◆ Instructions to follow ◆
Word for word, copy all the data and drop the pictures.
Start Recorded data
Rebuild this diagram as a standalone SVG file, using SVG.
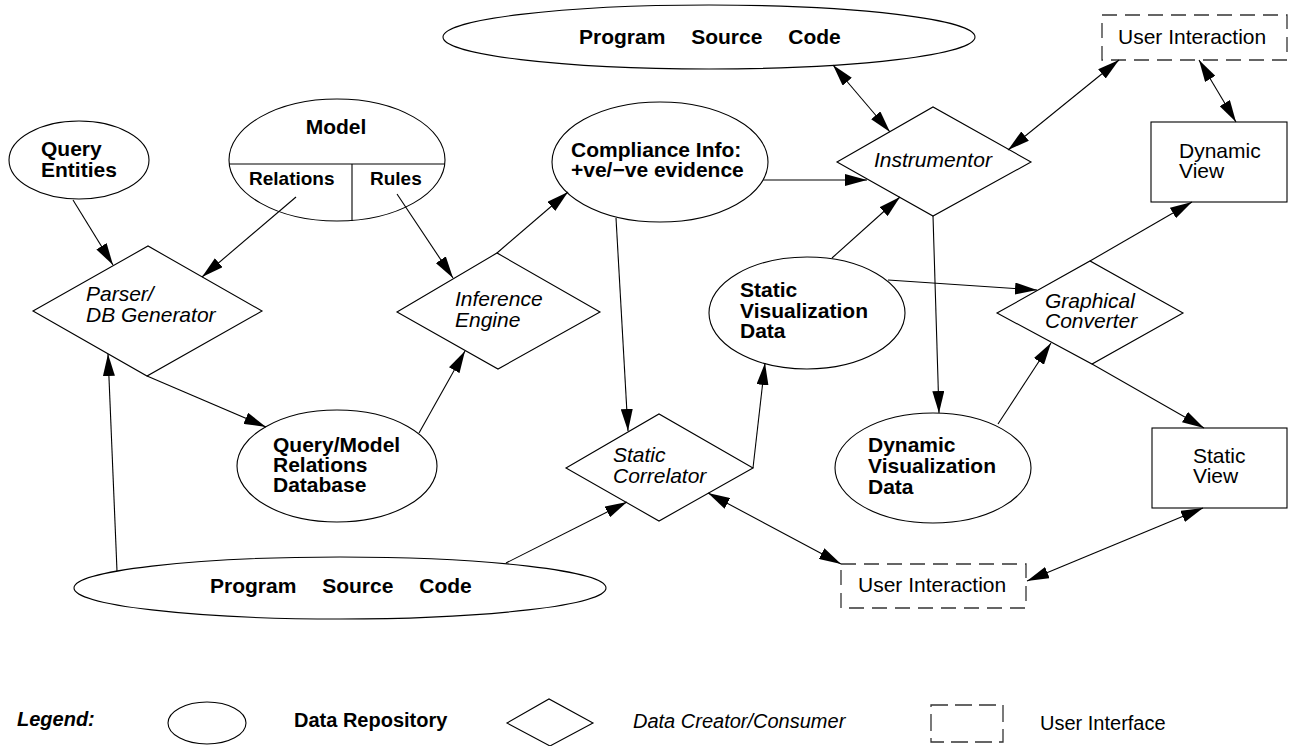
<svg xmlns="http://www.w3.org/2000/svg" width="1289" height="746" viewBox="0 0 1289 746">
  <style>
    .shape { fill: #fff; stroke: #000; stroke-width: 1.1; }
    .ui { fill: #fff; stroke: #333; stroke-width: 1.3; stroke-dasharray: 15 8; }
    .edge { fill: none; stroke: #000; stroke-width: 1.1; marker-end: url(#head); }
    .both { marker-start: url(#head); }
    text { font-family: "Liberation Sans", Arial, Helvetica, sans-serif; font-size: 21px; fill: #000; }
    .b { font-weight: bold; }
    .i { font-style: italic; }
    .psc { word-spacing: 20px; }
  </style>
  <defs>
    <marker id="head" viewBox="0 0 22 12" refX="22" refY="6" markerWidth="22" markerHeight="12" markerUnits="userSpaceOnUse" orient="auto-start-reverse">
      <path d="M0,0 L22,6 L0,12 z" fill="#000"/>
    </marker>
  </defs>
  <rect width="1289" height="746" fill="#fff"/>

  <!-- data repositories -->
  <g id="psc-top">
    <ellipse class="shape" cx="709" cy="37" rx="266" ry="32"/>
    <text class="b psc" x="579" y="44">Program Source Code</text>
  </g>
  <g id="query-entities">
    <ellipse class="shape" cx="79" cy="160" rx="70" ry="39"/>
    <text class="b" x="41" y="156">Query</text>
    <text class="b" x="41" y="177">Entities</text>
  </g>
  <g id="model">
    <ellipse class="shape" cx="337" cy="160" rx="108" ry="61"/>
    <line x1="229" y1="164" x2="445" y2="164" stroke="#000" stroke-width="1.1"/>
    <line x1="352" y1="164" x2="352" y2="221" stroke="#000" stroke-width="1.1"/>
    <text class="b" x="336" y="134" text-anchor="middle">Model</text>
    <text class="b" x="249" y="185" style="font-size:19px">Relations</text>
    <text class="b" x="370" y="185" style="font-size:19px">Rules</text>
  </g>
  <g id="compliance">
    <ellipse class="shape" cx="660" cy="162" rx="108" ry="60"/>
    <text class="b" x="571" y="157">Compliance Info:</text>
    <text class="b" x="571" y="177">+ve/−ve evidence</text>
  </g>
  <g id="static-vis-data">
    <ellipse class="shape" cx="807" cy="313" rx="98" ry="56"/>
    <text class="b" x="740" y="297">Static</text>
    <text class="b" x="740" y="318">Visualization</text>
    <text class="b" x="740" y="338">Data</text>
  </g>
  <g id="dynamic-vis-data">
    <ellipse class="shape" cx="933" cy="468" rx="98" ry="55"/>
    <text class="b" x="868" y="452">Dynamic</text>
    <text class="b" x="868" y="473">Visualization</text>
    <text class="b" x="868" y="494">Data</text>
  </g>
  <g id="relations-db">
    <ellipse class="shape" cx="337" cy="466" rx="100" ry="56"/>
    <text class="b" x="273" y="452">Query/Model</text>
    <text class="b" x="273" y="472">Relations</text>
    <text class="b" x="273" y="492">Database</text>
  </g>
  <g id="psc-bottom">
    <ellipse class="shape" cx="340" cy="588" rx="266" ry="31"/>
    <text class="b psc" x="210" y="593">Program Source Code</text>
  </g>

  <!-- creators / consumers -->
  <g id="parser">
    <polygon class="shape" points="33,311 148,246 262,311 147,376"/>
    <text class="i" x="86" y="301">Parser/</text>
    <text class="i" x="86" y="322">DB Generator</text>
  </g>
  <g id="inference">
    <polygon class="shape" points="397,312 497,253 600,312 498,369"/>
    <text class="i" x="455" y="306">Inference</text>
    <text class="i" x="455" y="327">Engine</text>
  </g>
  <g id="instrumentor">
    <polygon class="shape" points="837,162 933,107 1031,162 933,216"/>
    <text class="i" x="874" y="167">Instrumentor</text>
  </g>
  <g id="static-correlator">
    <polygon class="shape" points="566,468 659,414 753,468 659,521"/>
    <text class="i" x="613" y="462">Static</text>
    <text class="i" x="613" y="483">Correlator</text>
  </g>
  <g id="graphical-converter">
    <polygon class="shape" points="997,313 1090,261 1183,313 1092,364"/>
    <text class="i" x="1045" y="308">Graphical</text>
    <text class="i" x="1045" y="328">Converter</text>
  </g>

  <!-- views and user interaction -->
  <g id="ui-top">
    <rect class="ui" x="1102" y="15" width="185" height="45"/>
    <text x="1118" y="44">User Interaction</text>
  </g>
  <g id="dynamic-view">
    <rect class="shape" x="1151" y="122" width="136" height="80"/>
    <text x="1179" y="158">Dynamic</text>
    <text x="1179" y="178">View</text>
  </g>
  <g id="static-view">
    <rect class="shape" x="1152" y="428" width="135" height="80"/>
    <text x="1193" y="463">Static</text>
    <text x="1193" y="483">View</text>
  </g>
  <g id="ui-bottom">
    <rect class="ui" x="841" y="564" width="185" height="44"/>
    <text x="858" y="592">User Interaction</text>
  </g>

  <!-- connectors -->
  <g id="connectors">
    <line class="edge" x1="73" y1="200" x2="113" y2="265"/>
    <line class="edge" x1="296" y1="197" x2="202" y2="277"/>
    <line class="edge" x1="397" y1="194" x2="453" y2="278"/>
    <line class="edge" x1="147" y1="376" x2="266" y2="427"/>
    <line class="edge" x1="419" y1="433" x2="465" y2="351"/>
    <line class="edge" x1="497" y1="253" x2="568" y2="192"/>
    <line class="edge" x1="763" y1="180" x2="867" y2="180"/>
    <line class="edge" x1="616" y1="218" x2="628" y2="431"/>
    <line class="edge both" x1="833" y1="65" x2="890" y2="132"/>
    <line class="edge both" x1="1008" y1="150" x2="1119" y2="60"/>
    <line class="edge both" x1="1199" y1="60" x2="1236" y2="122"/>
    <line class="edge" x1="832" y1="258" x2="900" y2="197"/>
    <line class="edge" x1="933" y1="216" x2="939" y2="413"/>
    <line class="edge" x1="888" y1="280" x2="1037" y2="290"/>
    <line class="edge" x1="1090" y1="261" x2="1192" y2="202"/>
    <line class="edge" x1="998" y1="424" x2="1051" y2="343"/>
    <line class="edge" x1="1092" y1="364" x2="1204" y2="428"/>
    <line class="edge both" x1="1203" y1="508" x2="1027" y2="581"/>
    <line class="edge both" x1="708" y1="493" x2="841" y2="564"/>
    <line class="edge" x1="506" y1="563" x2="627" y2="502"/>
    <line class="edge" x1="753" y1="468" x2="765" y2="363"/>
    <line class="edge" x1="117" y1="571" x2="108" y2="354"/>
  </g>

  <!-- legend -->
  <g id="legend">
    <text class="b i" x="17" y="726" style="font-size:20px">Legend:</text>
    <ellipse class="shape" cx="207" cy="723" rx="39" ry="21"/>
    <text class="b" x="294" y="727" style="font-size:20px">Data Repository</text>
    <polygon class="shape" points="507,723 549,699 593,723 550,746"/>
    <text class="i" x="633" y="728" style="font-size:20px">Data Creator/Consumer</text>
    <rect class="ui" x="931" y="705" width="72" height="37" style="stroke-dasharray:17 7"/>
    <text x="1040" y="730" style="font-size:20px">User Interface</text>
  </g>
</svg>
End Recorded data
◆ Finished exercise ◆
Rebuild this diagram as a standalone SVG file, using SVG.
<svg xmlns="http://www.w3.org/2000/svg" width="1289" height="746" viewBox="0 0 1289 746">
  <style>
    .shape { fill: #fff; stroke: #000; stroke-width: 1.1; }
    .ui { fill: #fff; stroke: #333; stroke-width: 1.3; stroke-dasharray: 15 8; }
    .edge { fill: none; stroke: #000; stroke-width: 1.1; marker-end: url(#head); }
    .both { marker-start: url(#head); }
    text { font-family: "Liberation Sans", Arial, Helvetica, sans-serif; font-size: 21px; fill: #000; }
    .b { font-weight: bold; }
    .i { font-style: italic; }
    .psc { word-spacing: 20px; }
  </style>
  <defs>
    <marker id="head" viewBox="0 0 22 12" refX="22" refY="6" markerWidth="22" markerHeight="12" markerUnits="userSpaceOnUse" orient="auto-start-reverse">
      <path d="M0,0 L22,6 L0,12 z" fill="#000"/>
    </marker>
  </defs>
  <rect width="1289" height="746" fill="#fff"/>

  <!-- data repositories -->
  <g id="psc-top">
    <ellipse class="shape" cx="709" cy="37" rx="266" ry="32"/>
    <text class="b psc" x="579" y="44">Program Source Code</text>
  </g>
  <g id="query-entities">
    <ellipse class="shape" cx="79" cy="160" rx="70" ry="39"/>
    <text class="b" x="41" y="156">Query</text>
    <text class="b" x="41" y="177">Entities</text>
  </g>
  <g id="model">
    <ellipse class="shape" cx="337" cy="160" rx="108" ry="61"/>
    <line x1="229" y1="164" x2="445" y2="164" stroke="#000" stroke-width="1.1"/>
    <line x1="352" y1="164" x2="352" y2="221" stroke="#000" stroke-width="1.1"/>
    <text class="b" x="336" y="134" text-anchor="middle">Model</text>
    <text class="b" x="249" y="185" style="font-size:19px">Relations</text>
    <text class="b" x="370" y="185" style="font-size:19px">Rules</text>
  </g>
  <g id="compliance">
    <ellipse class="shape" cx="660" cy="162" rx="108" ry="60"/>
    <text class="b" x="571" y="157">Compliance Info:</text>
    <text class="b" x="571" y="177">+ve/−ve evidence</text>
  </g>
  <g id="static-vis-data">
    <ellipse class="shape" cx="807" cy="313" rx="98" ry="56"/>
    <text class="b" x="740" y="297">Static</text>
    <text class="b" x="740" y="318">Visualization</text>
    <text class="b" x="740" y="338">Data</text>
  </g>
  <g id="dynamic-vis-data">
    <ellipse class="shape" cx="933" cy="468" rx="98" ry="55"/>
    <text class="b" x="868" y="452">Dynamic</text>
    <text class="b" x="868" y="473">Visualization</text>
    <text class="b" x="868" y="494">Data</text>
  </g>
  <g id="relations-db">
    <ellipse class="shape" cx="337" cy="466" rx="100" ry="56"/>
    <text class="b" x="273" y="452">Query/Model</text>
    <text class="b" x="273" y="472">Relations</text>
    <text class="b" x="273" y="492">Database</text>
  </g>
  <g id="psc-bottom">
    <ellipse class="shape" cx="340" cy="588" rx="266" ry="31"/>
    <text class="b psc" x="210" y="593">Program Source Code</text>
  </g>

  <!-- creators / consumers -->
  <g id="parser">
    <polygon class="shape" points="33,311 148,246 262,311 147,376"/>
    <text class="i" x="86" y="301">Parser/</text>
    <text class="i" x="86" y="322">DB Generator</text>
  </g>
  <g id="inference">
    <polygon class="shape" points="397,312 497,253 600,312 498,369"/>
    <text class="i" x="455" y="306">Inference</text>
    <text class="i" x="455" y="327">Engine</text>
  </g>
  <g id="instrumentor">
    <polygon class="shape" points="837,162 933,107 1031,162 933,216"/>
    <text class="i" x="874" y="167">Instrumentor</text>
  </g>
  <g id="static-correlator">
    <polygon class="shape" points="566,468 659,414 753,468 659,521"/>
    <text class="i" x="613" y="462">Static</text>
    <text class="i" x="613" y="483">Correlator</text>
  </g>
  <g id="graphical-converter">
    <polygon class="shape" points="997,313 1090,261 1183,313 1092,364"/>
    <text class="i" x="1045" y="308">Graphical</text>
    <text class="i" x="1045" y="328">Converter</text>
  </g>

  <!-- views and user interaction -->
  <g id="ui-top">
    <rect class="ui" x="1102" y="15" width="185" height="45"/>
    <text x="1118" y="44">User Interaction</text>
  </g>
  <g id="dynamic-view">
    <rect class="shape" x="1151" y="122" width="136" height="80"/>
    <text x="1179" y="158">Dynamic</text>
    <text x="1179" y="178">View</text>
  </g>
  <g id="static-view">
    <rect class="shape" x="1152" y="428" width="135" height="80"/>
    <text x="1193" y="463">Static</text>
    <text x="1193" y="483">View</text>
  </g>
  <g id="ui-bottom">
    <rect class="ui" x="841" y="564" width="185" height="44"/>
    <text x="858" y="592">User Interaction</text>
  </g>

  <!-- connectors -->
  <g id="connectors">
    <line class="edge" x1="73" y1="200" x2="113" y2="265"/>
    <line class="edge" x1="296" y1="197" x2="202" y2="277"/>
    <line class="edge" x1="397" y1="194" x2="453" y2="278"/>
    <line class="edge" x1="147" y1="376" x2="266" y2="427"/>
    <line class="edge" x1="419" y1="433" x2="465" y2="351"/>
    <line class="edge" x1="497" y1="253" x2="568" y2="192"/>
    <line class="edge" x1="763" y1="180" x2="867" y2="180"/>
    <line class="edge" x1="616" y1="218" x2="628" y2="431"/>
    <line class="edge both" x1="833" y1="65" x2="890" y2="132"/>
    <line class="edge both" x1="1008" y1="150" x2="1119" y2="60"/>
    <line class="edge both" x1="1199" y1="60" x2="1236" y2="122"/>
    <line class="edge" x1="832" y1="258" x2="900" y2="197"/>
    <line class="edge" x1="933" y1="216" x2="939" y2="413"/>
    <line class="edge" x1="888" y1="280" x2="1037" y2="290"/>
    <line class="edge" x1="1090" y1="261" x2="1192" y2="202"/>
    <line class="edge" x1="998" y1="424" x2="1051" y2="343"/>
    <line class="edge" x1="1092" y1="364" x2="1204" y2="428"/>
    <line class="edge both" x1="1203" y1="508" x2="1027" y2="581"/>
    <line class="edge both" x1="708" y1="493" x2="841" y2="564"/>
    <line class="edge" x1="506" y1="563" x2="627" y2="502"/>
    <line class="edge" x1="753" y1="468" x2="765" y2="363"/>
    <line class="edge" x1="117" y1="571" x2="108" y2="354"/>
  </g>

  <!-- legend -->
  <g id="legend">
    <text class="b i" x="17" y="726" style="font-size:20px">Legend:</text>
    <ellipse class="shape" cx="207" cy="723" rx="39" ry="21"/>
    <text class="b" x="294" y="727" style="font-size:20px">Data Repository</text>
    <polygon class="shape" points="507,723 549,699 593,723 550,746"/>
    <text class="i" x="633" y="728" style="font-size:20px">Data Creator/Consumer</text>
    <rect class="ui" x="931" y="705" width="72" height="37" style="stroke-dasharray:17 7"/>
    <text x="1040" y="730" style="font-size:20px">User Interface</text>
  </g>
</svg>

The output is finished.